Personal information
- Full name: Humphrey August Mijnals
- Date of birth: 21 December 1930
- Place of birth: Moengo, Surinam
- Date of death: 27 July 2019 (aged 88)
- Place of death: Utrecht, Netherlands
- Position(s): Defender

Youth career
- Gompers
- Remo

Senior career*
- Years: Team / Apps / (Gls)
- 1950–1955: SV Robinhood
- 1955–1956: América Futebol Clube (PE)
- 1956: SV Robinhood
- 1956–1963: USV Elinkwijk
- 1963–1964: DOS Utrecht
- 1964–1966: SC 't Gooi

International career
- 1954–1956: Suriname / 45 / (1)
- 1960: Netherlands / 3 / (0)

= Humphrey Mijnals =

Dutch-Surinamese footballer (1930–2019)

Humphrey August Mijnals (21 December 1930 – 27 July 2019) was a footballer who played international football for both the Netherlands and Suriname.

==Career==
Mijnals began his career with the Surinamese football club S.V. Robinhood in the 1950s, where he was one of the stars of the team and won four national titles. Then he played for six months for América Futebol Clube (PE) in Brazil. After this he returned to Suriname. Following his transfer in 1956 to Utrecht club USV Elinkwijk, he received a signing-on fee of $15,000 while his club received a transfer fee of 3000 guilders. The club contracted four more Surinamese footballers; his brother Frank Mijnals, Erwin Sparendam, Michel Kruin and Charley Marbach, collectively known as the "five-leaf clover". He was then transferred to VV DOS, remaining in Utrecht.

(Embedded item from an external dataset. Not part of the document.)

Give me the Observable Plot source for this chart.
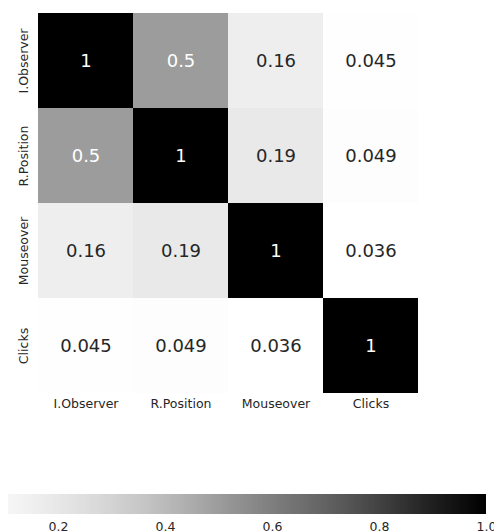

He debuted in the Netherlands national football team on 3 April 1960 in a home match against Bulgaria. Mijnals, nicknamed Minna, is best known for clearing a Bulgarian attempt on goal with an overhead kick.

In total, Mijnals played just three matches for the Netherlands, including a match against Suriname, because he came into conflict with the KNVB. The conflict arose after a training trip to South and Central America; he complained about the game and selection policy to a journalist, which resulted in him being placed on the list of unwanted players by the association.

Mijnals also played 45 times in the Suriname national football team. In 1999, he was elected Surinamese footballer of the century. On 24 August 2008, Mijnals also received Sports Medal of the city of Utrecht.

Mijnals died on 27 July 2019, at the age of 88.